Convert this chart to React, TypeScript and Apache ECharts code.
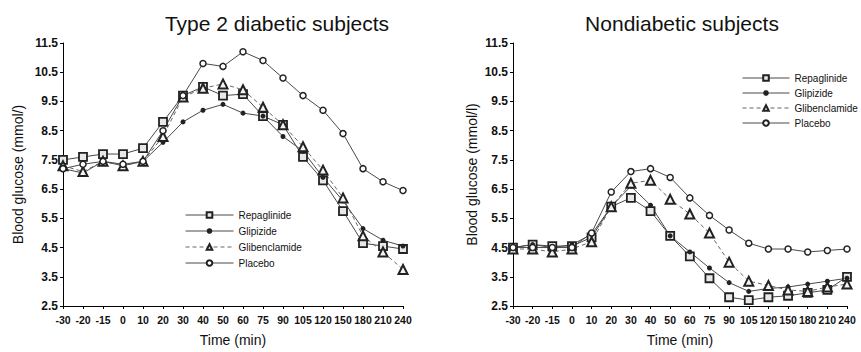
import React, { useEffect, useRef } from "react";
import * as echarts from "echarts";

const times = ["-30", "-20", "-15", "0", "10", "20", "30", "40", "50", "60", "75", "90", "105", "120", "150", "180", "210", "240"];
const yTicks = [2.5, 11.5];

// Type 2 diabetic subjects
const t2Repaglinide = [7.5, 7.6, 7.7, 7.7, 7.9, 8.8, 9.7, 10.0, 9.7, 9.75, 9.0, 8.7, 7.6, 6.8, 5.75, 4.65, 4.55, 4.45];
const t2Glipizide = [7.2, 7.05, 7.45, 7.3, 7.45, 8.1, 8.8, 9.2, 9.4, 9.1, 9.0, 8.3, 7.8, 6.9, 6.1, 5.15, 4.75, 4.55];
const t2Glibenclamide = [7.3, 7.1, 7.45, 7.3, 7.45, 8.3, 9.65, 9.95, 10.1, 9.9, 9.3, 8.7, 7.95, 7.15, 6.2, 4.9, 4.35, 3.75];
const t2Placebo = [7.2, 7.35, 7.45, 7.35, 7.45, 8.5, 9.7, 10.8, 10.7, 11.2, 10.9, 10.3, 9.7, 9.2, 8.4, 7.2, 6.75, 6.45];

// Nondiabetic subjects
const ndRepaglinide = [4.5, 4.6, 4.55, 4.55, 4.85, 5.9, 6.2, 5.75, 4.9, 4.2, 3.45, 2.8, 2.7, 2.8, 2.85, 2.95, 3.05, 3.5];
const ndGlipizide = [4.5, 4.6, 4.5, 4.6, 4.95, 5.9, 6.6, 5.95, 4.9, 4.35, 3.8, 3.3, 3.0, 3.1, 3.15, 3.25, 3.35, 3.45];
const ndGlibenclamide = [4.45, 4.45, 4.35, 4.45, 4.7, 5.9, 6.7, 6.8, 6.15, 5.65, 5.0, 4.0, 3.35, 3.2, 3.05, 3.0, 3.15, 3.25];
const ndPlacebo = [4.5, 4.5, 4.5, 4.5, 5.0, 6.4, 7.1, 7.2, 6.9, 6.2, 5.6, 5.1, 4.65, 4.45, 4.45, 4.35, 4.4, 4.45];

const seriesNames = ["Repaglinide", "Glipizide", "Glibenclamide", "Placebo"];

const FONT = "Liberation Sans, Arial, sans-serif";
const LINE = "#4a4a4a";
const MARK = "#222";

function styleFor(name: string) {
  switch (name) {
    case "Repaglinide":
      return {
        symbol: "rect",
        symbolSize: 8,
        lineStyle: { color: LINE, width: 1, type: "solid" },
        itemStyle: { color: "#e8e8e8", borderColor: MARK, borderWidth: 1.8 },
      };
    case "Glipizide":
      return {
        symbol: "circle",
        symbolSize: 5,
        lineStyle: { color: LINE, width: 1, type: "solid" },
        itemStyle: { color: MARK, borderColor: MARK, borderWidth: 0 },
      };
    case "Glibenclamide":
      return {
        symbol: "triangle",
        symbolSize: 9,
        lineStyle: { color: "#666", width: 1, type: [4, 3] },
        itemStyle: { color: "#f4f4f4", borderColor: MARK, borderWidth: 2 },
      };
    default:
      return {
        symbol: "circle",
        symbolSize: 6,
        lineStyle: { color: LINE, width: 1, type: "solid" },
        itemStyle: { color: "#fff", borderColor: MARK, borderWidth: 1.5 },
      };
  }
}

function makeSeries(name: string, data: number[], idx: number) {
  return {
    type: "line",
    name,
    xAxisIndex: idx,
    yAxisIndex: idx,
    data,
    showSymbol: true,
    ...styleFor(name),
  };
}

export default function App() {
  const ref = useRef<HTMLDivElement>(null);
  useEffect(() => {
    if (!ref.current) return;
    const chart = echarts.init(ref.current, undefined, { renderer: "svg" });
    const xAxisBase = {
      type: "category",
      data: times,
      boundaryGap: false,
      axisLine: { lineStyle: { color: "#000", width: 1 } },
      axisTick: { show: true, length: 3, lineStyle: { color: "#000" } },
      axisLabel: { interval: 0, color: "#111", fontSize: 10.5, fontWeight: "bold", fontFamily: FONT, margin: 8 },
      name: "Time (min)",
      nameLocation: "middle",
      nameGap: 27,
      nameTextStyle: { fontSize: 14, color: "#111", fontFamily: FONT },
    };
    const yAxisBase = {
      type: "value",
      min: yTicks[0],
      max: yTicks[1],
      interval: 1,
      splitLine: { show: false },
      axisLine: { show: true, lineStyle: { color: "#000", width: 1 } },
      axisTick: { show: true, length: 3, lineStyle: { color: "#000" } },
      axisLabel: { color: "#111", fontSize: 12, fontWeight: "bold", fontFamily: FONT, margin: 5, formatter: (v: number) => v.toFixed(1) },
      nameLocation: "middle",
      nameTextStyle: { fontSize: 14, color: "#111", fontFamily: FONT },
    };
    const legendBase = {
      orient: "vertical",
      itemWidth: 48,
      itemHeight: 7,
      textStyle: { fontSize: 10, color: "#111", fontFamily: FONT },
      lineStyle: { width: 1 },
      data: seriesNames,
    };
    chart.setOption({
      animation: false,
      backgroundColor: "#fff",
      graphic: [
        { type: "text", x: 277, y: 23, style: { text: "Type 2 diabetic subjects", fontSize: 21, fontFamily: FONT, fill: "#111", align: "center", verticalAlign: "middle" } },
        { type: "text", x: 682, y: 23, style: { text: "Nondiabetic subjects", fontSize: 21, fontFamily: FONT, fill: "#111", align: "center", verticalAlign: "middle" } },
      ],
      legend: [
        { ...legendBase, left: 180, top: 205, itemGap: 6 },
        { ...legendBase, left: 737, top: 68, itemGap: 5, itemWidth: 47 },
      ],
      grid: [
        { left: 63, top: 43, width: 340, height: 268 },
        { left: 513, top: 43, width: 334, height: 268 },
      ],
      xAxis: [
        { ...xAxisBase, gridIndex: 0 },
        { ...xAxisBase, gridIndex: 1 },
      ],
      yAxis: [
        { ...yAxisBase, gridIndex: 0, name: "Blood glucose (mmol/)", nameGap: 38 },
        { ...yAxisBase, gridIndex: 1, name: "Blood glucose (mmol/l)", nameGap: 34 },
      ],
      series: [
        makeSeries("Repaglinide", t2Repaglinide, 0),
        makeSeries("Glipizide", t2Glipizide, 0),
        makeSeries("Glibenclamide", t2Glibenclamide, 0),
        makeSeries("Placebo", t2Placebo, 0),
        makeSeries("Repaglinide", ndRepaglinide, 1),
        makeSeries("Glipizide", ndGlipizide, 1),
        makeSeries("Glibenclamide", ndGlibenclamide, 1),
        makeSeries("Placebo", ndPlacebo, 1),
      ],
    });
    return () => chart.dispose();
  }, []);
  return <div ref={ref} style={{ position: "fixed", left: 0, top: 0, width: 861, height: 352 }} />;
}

..........

Direction
Transcribe all the data word for word; the images stay out.

Task response
Convert this chart to React, TypeScript and Apache ECharts code.
import React, { useEffect, useRef } from "react";
import * as echarts from "echarts";

const times = ["-30", "-20", "-15", "0", "10", "20", "30", "40", "50", "60", "75", "90", "105", "120", "150", "180", "210", "240"];
const yTicks = [2.5, 11.5];

// Type 2 diabetic subjects
const t2Repaglinide = [7.5, 7.6, 7.7, 7.7, 7.9, 8.8, 9.7, 10.0, 9.7, 9.75, 9.0, 8.7, 7.6, 6.8, 5.75, 4.65, 4.55, 4.45];
const t2Glipizide = [7.2, 7.05, 7.45, 7.3, 7.45, 8.1, 8.8, 9.2, 9.4, 9.1, 9.0, 8.3, 7.8, 6.9, 6.1, 5.15, 4.75, 4.55];
const t2Glibenclamide = [7.3, 7.1, 7.45, 7.3, 7.45, 8.3, 9.65, 9.95, 10.1, 9.9, 9.3, 8.7, 7.95, 7.15, 6.2, 4.9, 4.35, 3.75];
const t2Placebo = [7.2, 7.35, 7.45, 7.35, 7.45, 8.5, 9.7, 10.8, 10.7, 11.2, 10.9, 10.3, 9.7, 9.2, 8.4, 7.2, 6.75, 6.45];

// Nondiabetic subjects
const ndRepaglinide = [4.5, 4.6, 4.55, 4.55, 4.85, 5.9, 6.2, 5.75, 4.9, 4.2, 3.45, 2.8, 2.7, 2.8, 2.85, 2.95, 3.05, 3.5];
const ndGlipizide = [4.5, 4.6, 4.5, 4.6, 4.95, 5.9, 6.6, 5.95, 4.9, 4.35, 3.8, 3.3, 3.0, 3.1, 3.15, 3.25, 3.35, 3.45];
const ndGlibenclamide = [4.45, 4.45, 4.35, 4.45, 4.7, 5.9, 6.7, 6.8, 6.15, 5.65, 5.0, 4.0, 3.35, 3.2, 3.05, 3.0, 3.15, 3.25];
const ndPlacebo = [4.5, 4.5, 4.5, 4.5, 5.0, 6.4, 7.1, 7.2, 6.9, 6.2, 5.6, 5.1, 4.65, 4.45, 4.45, 4.35, 4.4, 4.45];

const seriesNames = ["Repaglinide", "Glipizide", "Glibenclamide", "Placebo"];

const FONT = "Liberation Sans, Arial, sans-serif";
const LINE = "#4a4a4a";
const MARK = "#222";

function styleFor(name: string) {
  switch (name) {
    case "Repaglinide":
      return {
        symbol: "rect",
        symbolSize: 8,
        lineStyle: { color: LINE, width: 1, type: "solid" },
        itemStyle: { color: "#e8e8e8", borderColor: MARK, borderWidth: 1.8 },
      };
    case "Glipizide":
      return {
        symbol: "circle",
        symbolSize: 5,
        lineStyle: { color: LINE, width: 1, type: "solid" },
        itemStyle: { color: MARK, borderColor: MARK, borderWidth: 0 },
      };
    case "Glibenclamide":
      return {
        symbol: "triangle",
        symbolSize: 9,
        lineStyle: { color: "#666", width: 1, type: [4, 3] },
        itemStyle: { color: "#f4f4f4", borderColor: MARK, borderWidth: 2 },
      };
    default:
      return {
        symbol: "circle",
        symbolSize: 6,
        lineStyle: { color: LINE, width: 1, type: "solid" },
        itemStyle: { color: "#fff", borderColor: MARK, borderWidth: 1.5 },
      };
  }
}

function makeSeries(name: string, data: number[], idx: number) {
  return {
    type: "line",
    name,
    xAxisIndex: idx,
    yAxisIndex: idx,
    data,
    showSymbol: true,
    ...styleFor(name),
  };
}

export default function App() {
  const ref = useRef<HTMLDivElement>(null);
  useEffect(() => {
    if (!ref.current) return;
    const chart = echarts.init(ref.current, undefined, { renderer: "svg" });
    const xAxisBase = {
      type: "category",
      data: times,
      boundaryGap: false,
      axisLine: { lineStyle: { color: "#000", width: 1 } },
      axisTick: { show: true, length: 3, lineStyle: { color: "#000" } },
      axisLabel: { interval: 0, color: "#111", fontSize: 10.5, fontWeight: "bold", fontFamily: FONT, margin: 8 },
      name: "Time (min)",
      nameLocation: "middle",
      nameGap: 27,
      nameTextStyle: { fontSize: 14, color: "#111", fontFamily: FONT },
    };
    const yAxisBase = {
      type: "value",
      min: yTicks[0],
      max: yTicks[1],
      interval: 1,
      splitLine: { show: false },
      axisLine: { show: true, lineStyle: { color: "#000", width: 1 } },
      axisTick: { show: true, length: 3, lineStyle: { color: "#000" } },
      axisLabel: { color: "#111", fontSize: 12, fontWeight: "bold", fontFamily: FONT, margin: 5, formatter: (v: number) => v.toFixed(1) },
      nameLocation: "middle",
      nameTextStyle: { fontSize: 14, color: "#111", fontFamily: FONT },
    };
    const legendBase = {
      orient: "vertical",
      itemWidth: 48,
      itemHeight: 7,
      textStyle: { fontSize: 10, color: "#111", fontFamily: FONT },
      lineStyle: { width: 1 },
      data: seriesNames,
    };
    chart.setOption({
      animation: false,
      backgroundColor: "#fff",
      graphic: [
        { type: "text", x: 277, y: 23, style: { text: "Type 2 diabetic subjects", fontSize: 21, fontFamily: FONT, fill: "#111", align: "center", verticalAlign: "middle" } },
        { type: "text", x: 682, y: 23, style: { text: "Nondiabetic subjects", fontSize: 21, fontFamily: FONT, fill: "#111", align: "center", verticalAlign: "middle" } },
      ],
      legend: [
        { ...legendBase, left: 180, top: 205, itemGap: 6 },
        { ...legendBase, left: 737, top: 68, itemGap: 5, itemWidth: 47 },
      ],
      grid: [
        { left: 63, top: 43, width: 340, height: 268 },
        { left: 513, top: 43, width: 334, height: 268 },
      ],
      xAxis: [
        { ...xAxisBase, gridIndex: 0 },
        { ...xAxisBase, gridIndex: 1 },
      ],
      yAxis: [
        { ...yAxisBase, gridIndex: 0, name: "Blood glucose (mmol/)", nameGap: 38 },
        { ...yAxisBase, gridIndex: 1, name: "Blood glucose (mmol/l)", nameGap: 34 },
      ],
      series: [
        makeSeries("Repaglinide", t2Repaglinide, 0),
        makeSeries("Glipizide", t2Glipizide, 0),
        makeSeries("Glibenclamide", t2Glibenclamide, 0),
        makeSeries("Placebo", t2Placebo, 0),
        makeSeries("Repaglinide", ndRepaglinide, 1),
        makeSeries("Glipizide", ndGlipizide, 1),
        makeSeries("Glibenclamide", ndGlibenclamide, 1),
        makeSeries("Placebo", ndPlacebo, 1),
      ],
    });
    return () => chart.dispose();
  }, []);
  return <div ref={ref} style={{ position: "fixed", left: 0, top: 0, width: 861, height: 352 }} />;
}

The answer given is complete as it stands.